%%
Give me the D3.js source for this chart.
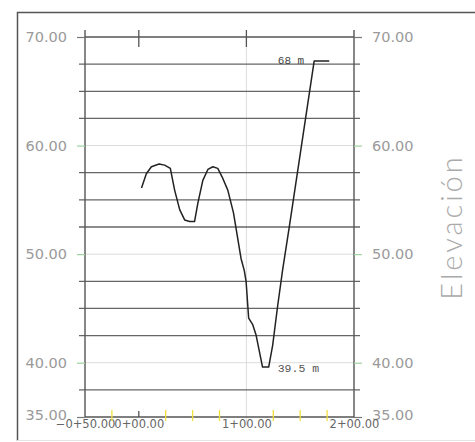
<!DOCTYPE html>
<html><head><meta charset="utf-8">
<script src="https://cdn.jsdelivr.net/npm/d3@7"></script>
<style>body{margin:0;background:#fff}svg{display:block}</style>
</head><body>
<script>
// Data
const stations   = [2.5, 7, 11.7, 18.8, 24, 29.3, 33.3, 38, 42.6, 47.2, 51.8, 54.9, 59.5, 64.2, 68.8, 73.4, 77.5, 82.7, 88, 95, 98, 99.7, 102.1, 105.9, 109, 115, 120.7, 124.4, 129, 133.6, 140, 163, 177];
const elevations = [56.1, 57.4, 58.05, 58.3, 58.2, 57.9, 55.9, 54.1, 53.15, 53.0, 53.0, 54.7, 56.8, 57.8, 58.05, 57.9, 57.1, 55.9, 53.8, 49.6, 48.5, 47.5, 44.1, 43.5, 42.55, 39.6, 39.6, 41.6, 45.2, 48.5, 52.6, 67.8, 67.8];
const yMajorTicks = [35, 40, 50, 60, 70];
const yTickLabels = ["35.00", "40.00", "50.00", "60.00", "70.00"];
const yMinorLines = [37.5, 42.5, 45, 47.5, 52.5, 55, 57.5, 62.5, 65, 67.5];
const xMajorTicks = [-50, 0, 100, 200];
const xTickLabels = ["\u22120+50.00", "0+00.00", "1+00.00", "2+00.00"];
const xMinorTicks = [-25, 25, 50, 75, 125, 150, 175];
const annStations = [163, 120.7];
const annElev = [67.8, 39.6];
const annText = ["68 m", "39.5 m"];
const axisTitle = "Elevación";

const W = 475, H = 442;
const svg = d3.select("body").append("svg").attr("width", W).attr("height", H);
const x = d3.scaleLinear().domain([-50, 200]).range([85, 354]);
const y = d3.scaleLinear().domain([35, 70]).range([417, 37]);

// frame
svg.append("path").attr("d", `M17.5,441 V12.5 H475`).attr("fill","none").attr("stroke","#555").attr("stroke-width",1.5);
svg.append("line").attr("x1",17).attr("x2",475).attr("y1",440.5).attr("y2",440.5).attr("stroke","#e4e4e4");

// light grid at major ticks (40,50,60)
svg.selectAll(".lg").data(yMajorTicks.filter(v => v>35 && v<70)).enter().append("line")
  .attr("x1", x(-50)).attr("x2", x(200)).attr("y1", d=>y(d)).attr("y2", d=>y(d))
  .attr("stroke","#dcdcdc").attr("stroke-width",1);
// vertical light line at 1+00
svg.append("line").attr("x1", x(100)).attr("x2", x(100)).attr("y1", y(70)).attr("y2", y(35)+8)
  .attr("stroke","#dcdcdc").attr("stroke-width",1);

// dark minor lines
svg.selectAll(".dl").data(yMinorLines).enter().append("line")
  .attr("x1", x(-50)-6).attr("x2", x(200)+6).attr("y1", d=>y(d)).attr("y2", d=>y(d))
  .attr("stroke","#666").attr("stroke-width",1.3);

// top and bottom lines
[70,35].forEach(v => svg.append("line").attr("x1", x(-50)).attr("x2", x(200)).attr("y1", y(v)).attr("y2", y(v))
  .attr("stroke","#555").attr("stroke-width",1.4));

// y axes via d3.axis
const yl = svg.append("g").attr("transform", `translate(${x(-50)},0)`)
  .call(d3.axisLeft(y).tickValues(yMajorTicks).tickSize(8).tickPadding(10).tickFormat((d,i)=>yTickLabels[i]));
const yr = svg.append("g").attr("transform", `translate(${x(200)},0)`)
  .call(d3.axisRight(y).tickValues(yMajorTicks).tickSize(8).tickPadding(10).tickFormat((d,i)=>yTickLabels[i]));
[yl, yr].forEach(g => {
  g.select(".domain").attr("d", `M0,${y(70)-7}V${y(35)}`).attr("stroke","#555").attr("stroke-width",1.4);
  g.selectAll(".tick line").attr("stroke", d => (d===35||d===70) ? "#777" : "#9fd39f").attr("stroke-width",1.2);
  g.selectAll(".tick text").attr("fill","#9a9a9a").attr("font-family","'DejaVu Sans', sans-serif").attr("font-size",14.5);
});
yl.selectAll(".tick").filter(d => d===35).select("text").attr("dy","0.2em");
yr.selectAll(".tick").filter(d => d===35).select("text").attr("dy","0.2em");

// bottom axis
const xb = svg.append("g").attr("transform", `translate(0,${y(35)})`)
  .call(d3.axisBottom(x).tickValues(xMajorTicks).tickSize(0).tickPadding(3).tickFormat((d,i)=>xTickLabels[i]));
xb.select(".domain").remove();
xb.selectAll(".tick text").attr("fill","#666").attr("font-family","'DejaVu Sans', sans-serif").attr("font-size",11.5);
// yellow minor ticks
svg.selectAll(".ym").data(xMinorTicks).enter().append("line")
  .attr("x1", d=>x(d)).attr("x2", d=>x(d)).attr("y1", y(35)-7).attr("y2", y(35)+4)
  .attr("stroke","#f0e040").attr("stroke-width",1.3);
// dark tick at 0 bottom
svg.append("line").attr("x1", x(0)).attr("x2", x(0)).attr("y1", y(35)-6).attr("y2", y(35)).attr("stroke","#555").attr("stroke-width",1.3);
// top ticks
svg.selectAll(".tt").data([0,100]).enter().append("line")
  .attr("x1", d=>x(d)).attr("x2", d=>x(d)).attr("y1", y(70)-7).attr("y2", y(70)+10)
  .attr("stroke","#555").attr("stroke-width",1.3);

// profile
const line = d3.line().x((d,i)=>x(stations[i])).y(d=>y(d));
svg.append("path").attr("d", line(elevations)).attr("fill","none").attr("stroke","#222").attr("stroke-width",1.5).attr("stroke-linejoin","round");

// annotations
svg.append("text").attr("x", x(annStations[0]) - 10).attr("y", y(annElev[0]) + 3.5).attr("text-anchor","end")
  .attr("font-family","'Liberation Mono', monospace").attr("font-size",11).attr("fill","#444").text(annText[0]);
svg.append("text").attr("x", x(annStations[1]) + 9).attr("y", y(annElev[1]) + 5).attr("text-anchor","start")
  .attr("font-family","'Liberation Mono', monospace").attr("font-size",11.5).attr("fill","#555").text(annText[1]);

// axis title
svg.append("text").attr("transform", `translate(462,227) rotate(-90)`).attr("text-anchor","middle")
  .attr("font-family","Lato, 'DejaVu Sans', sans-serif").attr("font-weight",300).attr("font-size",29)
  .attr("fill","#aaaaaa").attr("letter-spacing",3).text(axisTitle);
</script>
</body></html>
%%
■ Set task:
Print the whole listing above once more, word for word, without its pictures.

■ Answer to the problem:
Give me the D3.js source for this chart.
<!DOCTYPE html>
<html><head><meta charset="utf-8">
<script src="https://cdn.jsdelivr.net/npm/d3@7"></script>
<style>body{margin:0;background:#fff}svg{display:block}</style>
</head><body>
<script>
// Data
const stations   = [2.5, 7, 11.7, 18.8, 24, 29.3, 33.3, 38, 42.6, 47.2, 51.8, 54.9, 59.5, 64.2, 68.8, 73.4, 77.5, 82.7, 88, 95, 98, 99.7, 102.1, 105.9, 109, 115, 120.7, 124.4, 129, 133.6, 140, 163, 177];
const elevations = [56.1, 57.4, 58.05, 58.3, 58.2, 57.9, 55.9, 54.1, 53.15, 53.0, 53.0, 54.7, 56.8, 57.8, 58.05, 57.9, 57.1, 55.9, 53.8, 49.6, 48.5, 47.5, 44.1, 43.5, 42.55, 39.6, 39.6, 41.6, 45.2, 48.5, 52.6, 67.8, 67.8];
const yMajorTicks = [35, 40, 50, 60, 70];
const yTickLabels = ["35.00", "40.00", "50.00", "60.00", "70.00"];
const yMinorLines = [37.5, 42.5, 45, 47.5, 52.5, 55, 57.5, 62.5, 65, 67.5];
const xMajorTicks = [-50, 0, 100, 200];
const xTickLabels = ["\u22120+50.00", "0+00.00", "1+00.00", "2+00.00"];
const xMinorTicks = [-25, 25, 50, 75, 125, 150, 175];
const annStations = [163, 120.7];
const annElev = [67.8, 39.6];
const annText = ["68 m", "39.5 m"];
const axisTitle = "Elevación";

const W = 475, H = 442;
const svg = d3.select("body").append("svg").attr("width", W).attr("height", H);
const x = d3.scaleLinear().domain([-50, 200]).range([85, 354]);
const y = d3.scaleLinear().domain([35, 70]).range([417, 37]);

// frame
svg.append("path").attr("d", `M17.5,441 V12.5 H475`).attr("fill","none").attr("stroke","#555").attr("stroke-width",1.5);
svg.append("line").attr("x1",17).attr("x2",475).attr("y1",440.5).attr("y2",440.5).attr("stroke","#e4e4e4");

// light grid at major ticks (40,50,60)
svg.selectAll(".lg").data(yMajorTicks.filter(v => v>35 && v<70)).enter().append("line")
  .attr("x1", x(-50)).attr("x2", x(200)).attr("y1", d=>y(d)).attr("y2", d=>y(d))
  .attr("stroke","#dcdcdc").attr("stroke-width",1);
// vertical light line at 1+00
svg.append("line").attr("x1", x(100)).attr("x2", x(100)).attr("y1", y(70)).attr("y2", y(35)+8)
  .attr("stroke","#dcdcdc").attr("stroke-width",1);

// dark minor lines
svg.selectAll(".dl").data(yMinorLines).enter().append("line")
  .attr("x1", x(-50)-6).attr("x2", x(200)+6).attr("y1", d=>y(d)).attr("y2", d=>y(d))
  .attr("stroke","#666").attr("stroke-width",1.3);

// top and bottom lines
[70,35].forEach(v => svg.append("line").attr("x1", x(-50)).attr("x2", x(200)).attr("y1", y(v)).attr("y2", y(v))
  .attr("stroke","#555").attr("stroke-width",1.4));

// y axes via d3.axis
const yl = svg.append("g").attr("transform", `translate(${x(-50)},0)`)
  .call(d3.axisLeft(y).tickValues(yMajorTicks).tickSize(8).tickPadding(10).tickFormat((d,i)=>yTickLabels[i]));
const yr = svg.append("g").attr("transform", `translate(${x(200)},0)`)
  .call(d3.axisRight(y).tickValues(yMajorTicks).tickSize(8).tickPadding(10).tickFormat((d,i)=>yTickLabels[i]));
[yl, yr].forEach(g => {
  g.select(".domain").attr("d", `M0,${y(70)-7}V${y(35)}`).attr("stroke","#555").attr("stroke-width",1.4);
  g.selectAll(".tick line").attr("stroke", d => (d===35||d===70) ? "#777" : "#9fd39f").attr("stroke-width",1.2);
  g.selectAll(".tick text").attr("fill","#9a9a9a").attr("font-family","'DejaVu Sans', sans-serif").attr("font-size",14.5);
});
yl.selectAll(".tick").filter(d => d===35).select("text").attr("dy","0.2em");
yr.selectAll(".tick").filter(d => d===35).select("text").attr("dy","0.2em");

// bottom axis
const xb = svg.append("g").attr("transform", `translate(0,${y(35)})`)
  .call(d3.axisBottom(x).tickValues(xMajorTicks).tickSize(0).tickPadding(3).tickFormat((d,i)=>xTickLabels[i]));
xb.select(".domain").remove();
xb.selectAll(".tick text").attr("fill","#666").attr("font-family","'DejaVu Sans', sans-serif").attr("font-size",11.5);
// yellow minor ticks
svg.selectAll(".ym").data(xMinorTicks).enter().append("line")
  .attr("x1", d=>x(d)).attr("x2", d=>x(d)).attr("y1", y(35)-7).attr("y2", y(35)+4)
  .attr("stroke","#f0e040").attr("stroke-width",1.3);
// dark tick at 0 bottom
svg.append("line").attr("x1", x(0)).attr("x2", x(0)).attr("y1", y(35)-6).attr("y2", y(35)).attr("stroke","#555").attr("stroke-width",1.3);
// top ticks
svg.selectAll(".tt").data([0,100]).enter().append("line")
  .attr("x1", d=>x(d)).attr("x2", d=>x(d)).attr("y1", y(70)-7).attr("y2", y(70)+10)
  .attr("stroke","#555").attr("stroke-width",1.3);

// profile
const line = d3.line().x((d,i)=>x(stations[i])).y(d=>y(d));
svg.append("path").attr("d", line(elevations)).attr("fill","none").attr("stroke","#222").attr("stroke-width",1.5).attr("stroke-linejoin","round");

// annotations
svg.append("text").attr("x", x(annStations[0]) - 10).attr("y", y(annElev[0]) + 3.5).attr("text-anchor","end")
  .attr("font-family","'Liberation Mono', monospace").attr("font-size",11).attr("fill","#444").text(annText[0]);
svg.append("text").attr("x", x(annStations[1]) + 9).attr("y", y(annElev[1]) + 5).attr("text-anchor","start")
  .attr("font-family","'Liberation Mono', monospace").attr("font-size",11.5).attr("fill","#555").text(annText[1]);

// axis title
svg.append("text").attr("transform", `translate(462,227) rotate(-90)`).attr("text-anchor","middle")
  .attr("font-family","Lato, 'DejaVu Sans', sans-serif").attr("font-weight",300).attr("font-size",29)
  .attr("fill","#aaaaaa").attr("letter-spacing",3).text(axisTitle);
</script>
</body></html>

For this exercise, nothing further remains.